REV Solomon Greenstein, who was minister of the old Fairfield synagogue at the time of its closure, died on Shabbat, aged 99.

He also taught at King David High School and worked as a shochet.
Born in Whitechapel in London's East End in 1912, he was the son of Polish immigrants Rabbi Alter Natan Greenstein and Fayge Rivka.

He studied at the prestigious Etz Chaim yeshiva for seven years and followed his father into the ministry, although in his schooldays he was a keen sportsman, being a champion swimmer and boxer.

He also loved chazanut and studied for a time with the acclaimed chazan Herman Bornstein, of Princes Road Synagogue.

In 1952 he married Esther (nee Mechulam), a primary school teacher from Wallasey who had been active in the local Bnei Akiva.

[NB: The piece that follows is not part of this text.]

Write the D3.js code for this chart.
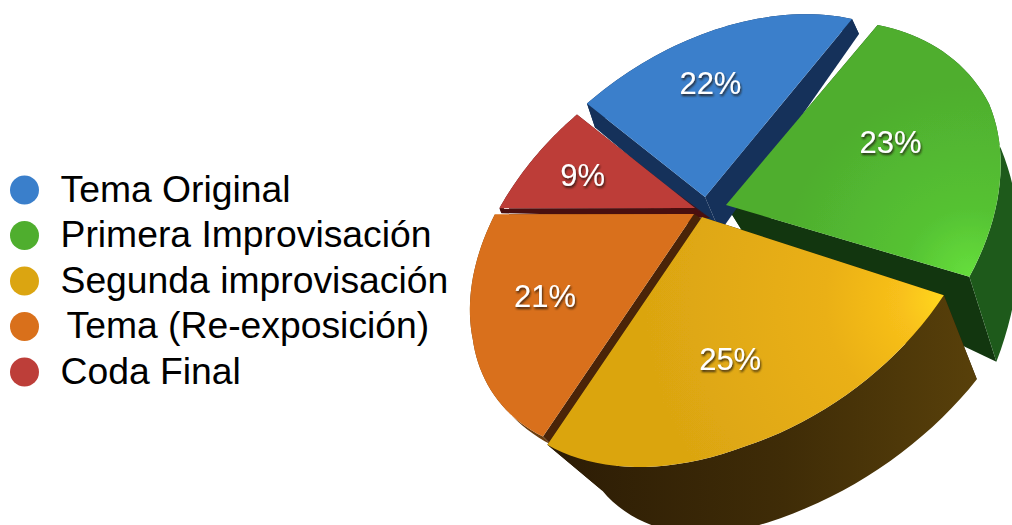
<!DOCTYPE html>
<html>
<head>
<meta charset="utf-8">
<script src="https://d3js.org/d3.v7.min.js"></script>
<style>
html, body { margin: 0; padding: 0; background: #fff; }
svg { display: block; }
</style>
</head>
<body>
<svg id="chart" width="1012" height="525"></svg>
<script>
const categories = ['Tema Original', 'Primera Improvisación', 'Segunda improvisación', 'Tema (Re-exposición)', 'Coda Final'];
const values = [22, 23, 25, 21, 9];
const colors = ['#3a7fcb', '#4fae2e', '#dba511', '#d9701b', '#bd3e39'];

// where each exploded slice sits and how its side walls hang below it
const apexes = [[705, 197], [726, 205], [702, 217], [694, 214], [695, 208]];
const rimShift = [[0, 0], [-2, 6], [0, 0], [0, 0], [0, 0]];
const spreads = [[0.98, 0.99, 1], [1.05, 1.07, 1.05], [1.06, 1, 0.98], [0.96, 0.965, 1], [0.98, 0.98, 0.98]];
const startNudge = [0, 0, 2.5, 0, 0];
const labelRadius = [0.66, 0.67, 0.64, 0.72, 0.6];
const labelShift = [[-2, 4], [1, 3], [-1, 9], [16, -11], [-8, -1]];
const wallStart = [[8, 24], [10, 20], [33, 84], [8, 8], [2, 5]];
const wallMid = [[8, 15], [12, 45], [10, 80], [3, 3], [2, 3]];
const wallEnd = [[7, 15], [27, 85], [55, 46], [0, 2], [8, 10]];
const wallApex = [[15, 35], [25, 40], [30, 40], [15, 10], [15, 10]];
const wallColors = ['#15315a', '#1e5a1b', 'url(#goldWall)', '#6a3d10', '#4a0f0f'];
const edgeColors = ['#15315a', '#12360f', '#2c1c05', '#4a2408', '#4a0f0f'];
const faceFills = ['#3a7fcb', 'url(#greenFace)', 'url(#goldFace)', '#d9701b', '#bd3e39'];

const svg = d3.select('#chart');
const defs = svg.append('defs');

function radial(id, cx, cy, r, stops) {
    const g = defs.append('radialGradient').attr('id', id)
        .attr('gradientUnits', 'userSpaceOnUse')
        .attr('cx', cx).attr('cy', cy).attr('r', r);
    stops.forEach(function(s) {
        g.append('stop').attr('offset', s[0]).attr('stop-color', s[1]);
    });
}
radial('goldFace', 945, 300, 300, [[0, '#ffd81c'], [0.15, '#f8c01a'], [0.4, '#eab015'], [1, '#dba511']]);
radial('greenFace', 970, 275, 190, [[0, '#66de3c'], [0.35, '#55c233'], [1, '#4fae2e']]);

const goldWall = defs.append('linearGradient').attr('id', 'goldWall')
    .attr('gradientUnits', 'userSpaceOnUse')
    .attr('x1', 550).attr('y1', 0).attr('x2', 975).attr('y2', 0);
goldWall.append('stop').attr('offset', 0).attr('stop-color', '#2c1c05');
goldWall.append('stop').attr('offset', 0.55).attr('stop-color', '#3f2c07');
goldWall.append('stop').attr('offset', 1).attr('stop-color', '#58400a');

defs.append('filter').attr('id', 'soft').append('feGaussianBlur').attr('stdDeviation', 0.7);
const shadow = defs.append('filter').attr('id', 'labelShadow');
shadow.append('feDropShadow').attr('dx', 1).attr('dy', 2).attr('stdDeviation', 1)
    .attr('flood-color', '#1c1408').attr('flood-opacity', 0.85);

// tilted disc: plain unit circle pushed through a perspective map
const tilt = 20 * Math.PI / 180;
function project(phi, r) {
    const c = r * Math.cos(phi), s = r * Math.sin(phi);
    const w = 1 + 0.2 * (c * Math.cos(tilt) + s * Math.sin(tilt));
    return [(-142.6 * c + 192.2 * s) / w, (-112.9 * c - 178.3 * s) / w];
}

const arcs = d3.pie().sort(null).startAngle(0).endAngle(2 * Math.PI)(values);
const line = d3.line();

const slices = arcs.map(function(a, i) {
    const apex = apexes[i];
    const steps = d3.range(0, 41).map(function(k) { return k / 40; });
    const phi = d3.scaleLinear().domain([0, 1])
        .range([a.startAngle + startNudge[i] * Math.PI / 180, a.endAngle]);
    const spread = d3.scaleLinear().domain([0, 0.5, 1]).range(spreads[i]);
    const offX = d3.scaleLinear().domain([0, 0.5, 1]).range([wallStart[i][0], wallMid[i][0], wallEnd[i][0]]);
    const offY = d3.scaleLinear().domain([0, 0.5, 1]).range([wallStart[i][1], wallMid[i][1], wallEnd[i][1]]);
    const rim = steps.map(function(t) {
        const p = project(phi(t), spread(t));
        return [apex[0] + rimShift[i][0] + p[0], apex[1] + rimShift[i][1] + p[1]];
    });
    const lower = rim.map(function(p, k) {
        return [p[0] + offX(steps[k]), p[1] + offY(steps[k])];
    });
    const lowApex = [apex[0] + wallApex[i][0], apex[1] + wallApex[i][1]];
    const mid = project((a.startAngle + a.endAngle) / 2, labelRadius[i]);
    return {
        i: i, apex: apex, rim: rim, lower: lower, lowApex: lowApex,
        label: [apex[0] + mid[0] + labelShift[i][0], apex[1] + mid[1] + labelShift[i][1]]
    };
});

// side walls first, back to front, then the top faces on top of them
const wallOrder = [1, 0, 4, 3, 2];
const walls = svg.append('g');
wallOrder.forEach(function(i) {
    const s = slices[i];
    const n = s.rim.length - 1;
    walls.append('path').attr('fill', edgeColors[i])
        .attr('d', line([s.apex, s.rim[0], s.lower[0], s.lowApex]) + 'Z');
    walls.append('path').attr('fill', edgeColors[i])
        .attr('d', line([s.apex, s.rim[n], s.lower[n], s.lowApex]) + 'Z');
    walls.append('path').attr('fill', wallColors[i])
        .attr('d', line(s.rim.concat(s.lower.slice().reverse())) + 'Z');
});

const faces = svg.append('g').attr('filter', 'url(#soft)');
[1, 0, 4, 3, 2].forEach(function(i) {
    const s = slices[i];
    faces.append('path').attr('fill', faceFills[i])
        .attr('d', line([s.apex].concat(s.rim)) + 'Z');
});

svg.append('g').selectAll('text').data(slices).enter().append('text')
    .attr('x', function(d) { return d.label[0]; })
    .attr('y', function(d) { return d.label[1]; })
    .attr('dy', '0.35em')
    .attr('text-anchor', 'middle')
    .attr('font-family', '"Liberation Sans", sans-serif')
    .attr('font-size', 31)
    .attr('fill', '#fff')
    .attr('filter', 'url(#labelShadow)')
    .text(function(d) { return values[d.i] + '%'; });

// legend
const legendY = d3.scaleLinear().domain([0, 4]).range([190, 372]);
const legend = svg.append('g').selectAll('g').data(categories).enter().append('g');
legend.append('circle')
    .attr('cx', 24.5)
    .attr('cy', function(d, i) { return legendY(i); })
    .attr('r', 14.5)
    .attr('fill', function(d, i) { return colors[i]; });
legend.append('text')
    .attr('x', function(d, i) { return i === 3 ? 66.5 : 60.5; })
    .attr('y', function(d, i) { return legendY(i) + 11.5; })
    .attr('font-family', '"Liberation Sans", sans-serif')
    .attr('font-size', 37.3)
    .attr('fill', '#000')
    .text(function(d) { return d; });
</script>
</body>
</html>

The couple settled in London, but moved to Merseyside in 1965 when Rev Greenstein was appointed minister to the now defunct Birkenhead Synagogue in Balls Road.
He served as a hospital chaplain and was introduced to the Queen at the opening of Arrowe Park hospital.

After retiring, Rev Greenstein was able to indulge in his passion for painting by attending night classes and he also enjoyed listening to music.

His son Jonny, who lives in Jerusalem, said: "Dad was scrupulously observant, putting on tallit and tephillin every morning even into his 90s when he needed help.
"A week before he died I asked him what he wanted and he replied 'kiddush' which shows how much Judaism meant to him."

Rabbi Malcolm Malits, Allerton Synagogue's emeritus minister, said: "Rev Greenstein was very knowledgeable and we were colleagues at King David.

"He must have been a good shochet because he once worked at Cardiff under the watchful eye of the renowned Rabbi Ber Rogosnitzky - if he was good enough for him, that was quite a compliment."

Dr Eric Toke, former chairman of Fairfield Hebrew Congregation, said: "Rev Greenstein was a charming man who did everything he could to help the congregation and I remember his interesting and illustrative sermons."

Rev Greenstein is survived by Esther, sons Anthony, who lives in Brighton, Jonny, David, who lives in Prestwich, 10 grandchildren and one great-grandchild.

One of his grandchildren, 17-year-old Tamar Greenstein, recently performed in London with the Jerusalem Conservatory Orchestra.

While in the UK her piano trio was invited to perform at the Yehudi Menuhin school and at the home of renowned virtuoso Murray Perahia.